El artículo 3° de nuestra Constitución dispone en su fracción VII que las universidades e instituciones de educación superior a las que la ley otorgue autonomía, tendrán la facultad y la responsabilidad de gobernarse a sí mismas y realizar sus fines de educar, investigar y difundir la cultura respetando “la libertad de cátedra e investigación y de libre examen y discusión de las ideas; determinarán sus planes y programas; fijarán los términos de ingreso, promoción y permanencia de su personal académico; y administrarán su patrimonio”. En la Ley General de Educación publicada en septiembre del año pasado, el legislador se limitó a repetir en el artículo 49 lo dispuesto en la Constitución, por lo que será en la nueva Ley General de Educación Superior donde se regulen los aspectos esenciales de la educación universitaria, destacadamente la pública, pero y en menor medida, también la privada.

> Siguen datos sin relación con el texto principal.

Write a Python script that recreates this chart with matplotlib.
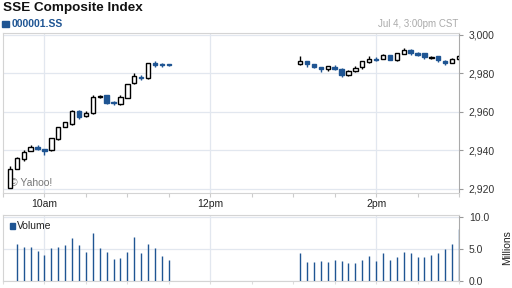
import numpy as np
import matplotlib
matplotlib.use("Agg")
import matplotlib.pyplot as plt
from matplotlib.ticker import FuncFormatter, MultipleLocator

plt.rcParams['font.family'] = ['Liberation Sans', 'DejaVu Sans']

# minutes after 9:30 (5-min bars, stamped at bar end)
am_times = list(range(5, 121, 5))      # 9:35 .. 11:30
pm_times = list(range(215, 331, 5))    # 13:05 .. 15:00

am_open = [2920.5, 2930.4, 2935.3, 2939.6, 2941.7, 2940.5, 2940.1, 2945.8, 2952.1, 2953.5, 2960.5, 2957.7,
           2959.1, 2967.8, 2968.5, 2964.8, 2963.8, 2967.3, 2974.8, 2978.2, 2977.4, 2985.5, 2984.8, 2984.7]
am_close = [2930.4, 2935.7, 2939.1, 2941.4, 2940.4, 2939.3, 2946.1, 2951.8, 2954.4, 2960.5, 2957.0, 2959.4,
            2967.5, 2968.4, 2964.3, 2964.3, 2967.5, 2974.3, 2978.6, 2977.6, 2985.2, 2984.2, 2984.3, 2984.3]
am_high = [2931.6, 2936.5, 2940.0, 2942.6, 2942.6, 2940.8, 2946.5, 2952.2, 2954.8, 2960.8, 2960.8, 2960.2,
           2968.5, 2968.6, 2968.8, 2965.4, 2968.7, 2974.6, 2980.3, 2979.0, 2985.5, 2986.3, 2985.5, 2985.0]
am_low = [2920.3, 2930.2, 2934.4, 2939.4, 2940.2, 2937.7, 2939.8, 2945.5, 2951.9, 2953.2, 2956.0, 2957.0,
          2958.9, 2967.0, 2964.0, 2963.3, 2963.5, 2967.0, 2974.4, 2976.5, 2976.9, 2983.4, 2983.4, 2983.8]

pm_open = [2984.7, 2986.4, 2984.7, 2983.1, 2982.1, 2983.4, 2982.1, 2979.3, 2981.0, 2983.1, 2985.7, 2987.6,
           2987.6, 2989.4, 2986.8, 2990.1, 2992.2, 2990.4, 2990.4, 2988.0, 2988.7, 2986.3, 2985.5, 2987.3]
pm_close = [2986.6, 2984.7, 2983.1, 2982.4, 2983.7, 2982.1, 2979.3, 2981.4, 2982.6, 2986.3, 2987.5, 2986.9,
            2989.7, 2986.9, 2990.4, 2992.2, 2990.7, 2989.7, 2988.3, 2988.6, 2986.9, 2985.5, 2987.6, 2989.0]
pm_high = [2988.7, 2986.6, 2984.9, 2983.3, 2983.9, 2984.2, 2982.6, 2981.6, 2983.5, 2986.5, 2988.7, 2988.3,
           2990.0, 2989.6, 2990.6, 2993.2, 2992.8, 2990.8, 2990.6, 2989.2, 2988.9, 2987.0, 2987.8, 2989.6]
pm_low = [2984.5, 2983.1, 2982.8, 2980.8, 2981.3, 2981.9, 2978.2, 2978.8, 2980.8, 2982.4, 2985.5, 2986.3,
          2987.4, 2986.7, 2986.6, 2989.9, 2989.7, 2989.0, 2987.3, 2987.6, 2985.9, 2984.4, 2985.3, 2987.1]

# volume in millions
am_vol_times = list(range(10, 121, 5))  # 9:40 .. 11:30
am_vol = [5.88, 5.26, 5.26, 4.74, 4.12, 5.10, 5.41, 5.57, 6.75, 5.57, 4.59, 7.58,
          5.10, 4.59, 3.51, 3.66, 4.59, 6.96, 4.33, 5.88, 5.10, 3.97, 3.35]
pm_vol = [4.43, 3.04, 3.04, 3.20, 3.04, 3.30, 3.20, 2.89, 2.89, 3.30, 3.97, 3.20,
          4.33, 3.30, 3.81, 4.59, 4.43, 3.81, 3.81, 4.12, 4.33, 5.00, 5.82, 8.14]

time_ticks = [30, 150, 270]
time_labels = ["10am", "12pm", "2pm"]
price_ticks = [2920, 2940, 2960, 2980, 3000]
vol_ticks = [0, 5, 10]

blue = "#1f5593"
grid = "#e2e7ef"
spine = "#d4d4d4"

fig = plt.figure(figsize=(5.12, 2.88), dpi=100)
fig.patch.set_facecolor("white")

ax = fig.add_axes([3 / 512, 1 - 193 / 288, 456 / 512, 160 / 288])
av = fig.add_axes([3 / 512, 1 - 281 / 288, 456 / 512, 66 / 288])

times = am_times + pm_times
opens = am_open + pm_open
closes = am_close + pm_close
highs = am_high + pm_high
lows = am_low + pm_low
w = 3.2
for t, o, c, h, l in zip(times, opens, closes, highs, lows):
    up = c >= o
    col = "black" if up else blue
    ax.vlines(t, l, h, color=col, lw=1.0, zorder=3)
    bot = min(o, c)
    hgt = max(abs(c - o), 0.35)
    ax.add_patch(plt.Rectangle((t - w / 2, bot), w, hgt,
                               facecolor="white" if up else blue,
                               edgecolor=col, lw=1.0, zorder=4))

ax.set_xlim(0, 330)
ax.set_ylim(2917.7, 3000.9)
ax.set_yticks(price_ticks)
ax.yaxis.set_major_formatter(FuncFormatter(lambda v, p: f"{v:,.0f}"))
ax.yaxis.tick_right()
ax.set_xticks(time_ticks)
ax.set_xticklabels(time_labels)
ax.xaxis.set_minor_locator(MultipleLocator(30))
ax.grid(True, color=grid, lw=0.9, zorder=0)
ax.tick_params(axis="y", length=3, width=0.8, color="#999999", labelsize=7.5,
               labelcolor="#333333", pad=4)
ax.tick_params(axis="x", which="both", length=3, width=0.8, color="#cccccc",
               labelsize=7.5, labelcolor="#222222", pad=1.5)
for s in ax.spines.values():
    s.set_color(spine)
    s.set_linewidth(0.8)
ax.spines["right"].set_color("#aaaaaa")

ax.text(7 / 456, (193 - 183) / 160, "\u00a9 Yahoo!", transform=ax.transAxes,
        fontsize=7.5, color="#777777", va="center", ha="left")

av.vlines(am_vol_times, 0, am_vol, color=blue, lw=1.0, zorder=3)
av.vlines(pm_times, 0, pm_vol, color=blue, lw=1.0, zorder=3)
av.set_xlim(0, 330)
av.set_ylim(0, 10.35)
av.set_yticks(vol_ticks)
av.yaxis.set_major_formatter(FuncFormatter(lambda v, p: f"{v:.1f}"))
av.yaxis.tick_right()
av.set_xticks(time_ticks)
av.set_xticklabels([])
av.xaxis.set_minor_locator(MultipleLocator(30))
av.grid(True, color=grid, lw=0.9, zorder=0)
av.tick_params(axis="y", length=3, width=0.8, color="#999999", labelsize=7.5,
               labelcolor="#333333", pad=4)
av.tick_params(axis="x", which="both", length=2, width=0.8, color="#dddddd")
for s in av.spines.values():
    s.set_color(spine)
    s.set_linewidth(0.8)
av.spines["right"].set_color("#aaaaaa")

av.add_patch(plt.Rectangle((7 / 456, (281 - 229) / 66), 5 / 456, 6 / 66,
                           transform=av.transAxes, color=blue, clip_on=False))
av.text(14 / 456, (281 - 226) / 66, "Volume", transform=av.transAxes,
        fontsize=7.5, color="#222222", va="center", ha="left")
fig.text(507 / 512, 1 - 248 / 288, "Millions", rotation=90, fontsize=7.5,
         color="#222222", va="center", ha="center")

# header
fig.text(3 / 512, 1 - 8 / 288, "SSE Composite Index", fontsize=9.7, fontweight="bold",
         color="#111111", va="center", ha="left")
fig.patches.append(plt.Rectangle((2 / 512, 1 - 27 / 288), 7 / 512, 6 / 288,
                                 transform=fig.transFigure, color=blue))
fig.text(12 / 512, 1 - 24 / 288, "000001.SS", fontsize=7.5, fontweight="bold",
         color=blue, va="center", ha="left")
fig.text(458 / 512, 1 - 24 / 288, "Jul 4, 3:00pm CST", fontsize=7, color="#aaaaaa",
         va="center", ha="right")

fig.savefig("out.png", dpi=100)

Si la autonomía universitaria es la condición esencial de la educación superior por determinación constitucional, ¿de qué manera debe quedar reconocida en la ley que está por discutirse en el Congreso de la Unión? De acuerdo con las decisiones de la Suprema Corte de Justicia, desde luego como garantía institucional. Por ello, el legislador ordinario y más allá de emitir una ley de carácter general, tiene que respetar los elementos característicos de la institución universitaria, a efecto de mantener su esencia en la propia ley. Importa destacar aquí que al hablarse de esencia no se está pretendiendo incorporar una metafísica para suponer que la universidad tiene que satisfacer una imagen o idea atemporal o cierto arcano. De modo más terrenal, se trata de desarrollar, sin contradecirlos, los elementos establecidos en la fracción VII del artículo 3° constitucional. De otra manera, se deslavaría lo precisado en ella y, aquí el sentido de la garantía, la institución establecida en el texto constitucional terminaría por diluirse. Por no corresponder a lo que se quiso que fuera el modelo de educación universitaria en el país.
El estatus que a las universidades se les reconoce en la Constitución tiene sus razones de ser. Por una parte, éstas deben ser centro de pensamiento crítico a los gobiernos. De ellas deben provenir una parte importante de los cuestionamientos que se hacen a los gobernantes y a sus prácticas en ellas deben formarse personas con pensamiento crítico para ejercerlo en sus vidas ordinarias una vez que hayan abandonado la estrictamente universitaria. Dicho de otra manera, una parte importante de la renovación y la salud de la cosa pública se ha hecho descansar en nuestro tiempo en la vida universitaria. Sin embargo, y simultáneamente, los recursos para el mantenimiento de esa posición, de su talante, son asignados por los propios gobernantes. Quienes canalizan los dineros necesarios para la vida universitaria, son aquellos que están sometidos a su crítica.
Para salvar esta tensión, es que la autonomía universitaria está establecida constitucionalmente y se encuentra en el máximo rango posible en nuestro sistema jurídico. Para ello es que se le ha construido una institucionalidad específica a partir de unos elementos característicos y no disponibles por el legislador ordinario. En el establecimiento de esta posición subyace el reconocimiento a las tensiones inherentes entre la vocación crítica de la universidad hacia la vida social y política de la nación, y su relación presupuestal con el Estado. Espero que en los trabajos legislativos que van a comenzar pronto, no se deje de reconocer la importancia de garantizar a las universidades sus más amplias condiciones, entre ellas sus posibilidades críticas. Que para eso es que en la Constitución tienen una posición propia e indiscutible.